We went out, one morning recently, into a darkly overcast and mist-filled day. Just as we came round the corner my eye was drawn to a cloud of rooks right at the edge of visibility. These are the one and two year-olds. I must mention here that the rookery, or at least the large group of trees where most of the rooks nest, is half a mile or so in the other direction. So this bunch of eighteen to thirtys had chosen to be well away from home. As you can see, the purpose of the meeting was quite simply to be able to indulge in beach barbecues and mud wrestling etc. away from adult supervision. It all happens at this time of year.

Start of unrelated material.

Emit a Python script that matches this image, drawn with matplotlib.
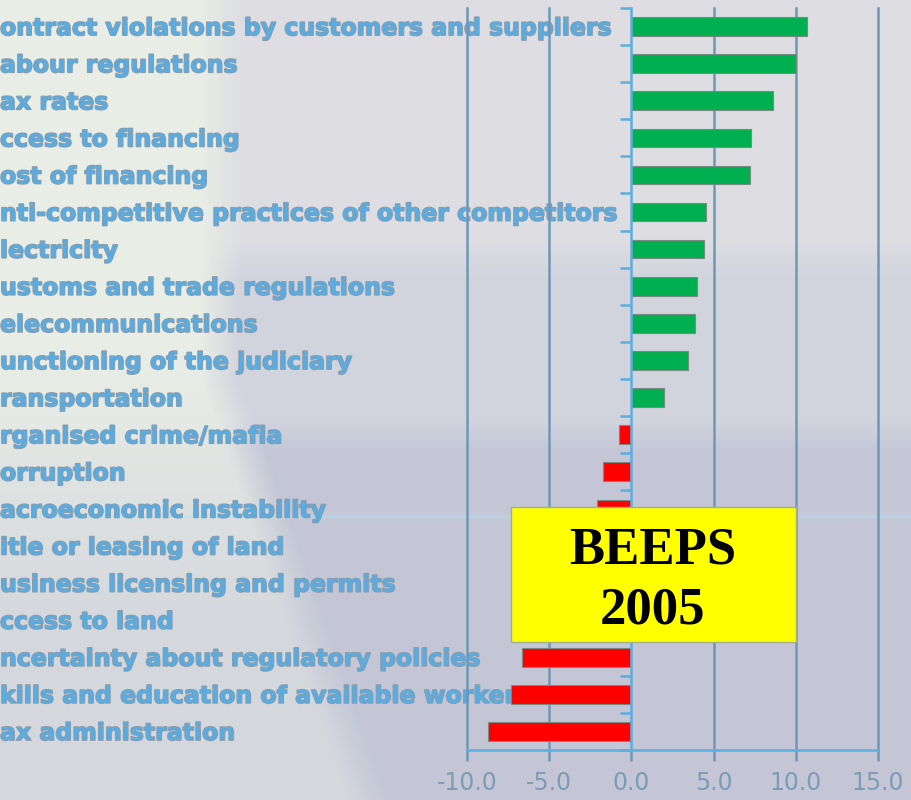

Did you see that the latest research at Stonehenge and various other Henges, has turned up a surprisingly large litter of well gnawed pig bones? Those deeply religious processions and services to the Moon or Sun or whoever, beloved of archaeologists, may possibly have taken place but the congregations would have been small, most of the attendees were there to have a party. Serious eating and drinking were the main attraction. If the people in those far off days were anything like their modern-day cousins, there was probably a fair amount of mingling and extending the gene pool going on too.
Then there are all those cast-away amphorae that litter the beaches near the tin mines way down in the south-west of Britain. Some of them appear to date back to the Phoenicians. I’m sure that one of the reasons they came was for the tin.
But after a few thousand years of ‘The Stonehenge Experience’ – we Brits do know how to give a good party, you know.